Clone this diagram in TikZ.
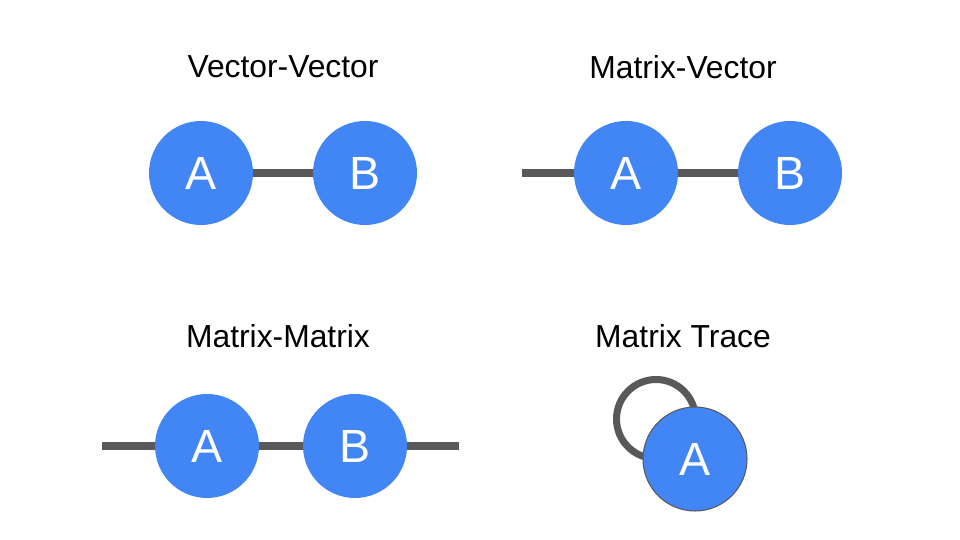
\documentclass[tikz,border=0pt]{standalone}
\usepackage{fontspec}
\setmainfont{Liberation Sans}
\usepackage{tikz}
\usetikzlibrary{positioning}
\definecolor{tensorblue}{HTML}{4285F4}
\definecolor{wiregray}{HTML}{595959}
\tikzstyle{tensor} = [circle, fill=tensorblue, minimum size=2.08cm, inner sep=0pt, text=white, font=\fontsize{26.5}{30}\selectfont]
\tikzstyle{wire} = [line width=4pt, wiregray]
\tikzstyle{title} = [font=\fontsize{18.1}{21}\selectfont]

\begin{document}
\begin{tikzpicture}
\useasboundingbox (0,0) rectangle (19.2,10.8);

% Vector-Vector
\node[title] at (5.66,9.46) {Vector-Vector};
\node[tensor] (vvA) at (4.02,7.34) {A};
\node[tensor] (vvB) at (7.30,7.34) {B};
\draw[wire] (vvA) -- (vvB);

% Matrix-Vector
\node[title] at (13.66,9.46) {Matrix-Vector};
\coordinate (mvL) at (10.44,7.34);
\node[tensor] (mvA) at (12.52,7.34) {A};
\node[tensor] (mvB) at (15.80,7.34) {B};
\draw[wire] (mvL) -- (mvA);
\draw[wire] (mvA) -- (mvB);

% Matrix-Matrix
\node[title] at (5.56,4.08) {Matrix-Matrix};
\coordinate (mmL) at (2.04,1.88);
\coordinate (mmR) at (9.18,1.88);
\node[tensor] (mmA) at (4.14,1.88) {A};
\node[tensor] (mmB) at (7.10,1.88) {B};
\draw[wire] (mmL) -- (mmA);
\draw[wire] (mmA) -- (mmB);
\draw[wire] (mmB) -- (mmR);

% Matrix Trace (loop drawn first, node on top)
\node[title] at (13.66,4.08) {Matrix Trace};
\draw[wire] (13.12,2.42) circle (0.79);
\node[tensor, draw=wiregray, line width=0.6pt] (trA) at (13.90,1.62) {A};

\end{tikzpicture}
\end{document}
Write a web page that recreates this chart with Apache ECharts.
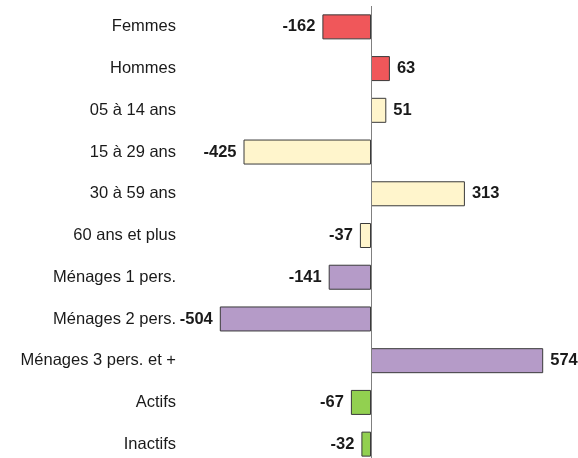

§

Restate the data above exactly, stripping out each image.

RIGHT ANSWER:
Clone this diagram in TikZ.
\documentclass[tikz,border=0pt]{standalone}
\usepackage{fontspec}
\setmainfont{Liberation Sans}
\usepackage{tikz}
\usetikzlibrary{positioning}
\definecolor{tensorblue}{HTML}{4285F4}
\definecolor{wiregray}{HTML}{595959}
\tikzstyle{tensor} = [circle, fill=tensorblue, minimum size=2.08cm, inner sep=0pt, text=white, font=\fontsize{26.5}{30}\selectfont]
\tikzstyle{wire} = [line width=4pt, wiregray]
\tikzstyle{title} = [font=\fontsize{18.1}{21}\selectfont]

\begin{document}
\begin{tikzpicture}
\useasboundingbox (0,0) rectangle (19.2,10.8);

% Vector-Vector
\node[title] at (5.66,9.46) {Vector-Vector};
\node[tensor] (vvA) at (4.02,7.34) {A};
\node[tensor] (vvB) at (7.30,7.34) {B};
\draw[wire] (vvA) -- (vvB);

% Matrix-Vector
\node[title] at (13.66,9.46) {Matrix-Vector};
\coordinate (mvL) at (10.44,7.34);
\node[tensor] (mvA) at (12.52,7.34) {A};
\node[tensor] (mvB) at (15.80,7.34) {B};
\draw[wire] (mvL) -- (mvA);
\draw[wire] (mvA) -- (mvB);

% Matrix-Matrix
\node[title] at (5.56,4.08) {Matrix-Matrix};
\coordinate (mmL) at (2.04,1.88);
\coordinate (mmR) at (9.18,1.88);
\node[tensor] (mmA) at (4.14,1.88) {A};
\node[tensor] (mmB) at (7.10,1.88) {B};
\draw[wire] (mmL) -- (mmA);
\draw[wire] (mmA) -- (mmB);
\draw[wire] (mmB) -- (mmR);

% Matrix Trace (loop drawn first, node on top)
\node[title] at (13.66,4.08) {Matrix Trace};
\draw[wire] (13.12,2.42) circle (0.79);
\node[tensor, draw=wiregray, line width=0.6pt] (trA) at (13.90,1.62) {A};

\end{tikzpicture}
\end{document}
Write a web page that recreates this chart with Apache ECharts.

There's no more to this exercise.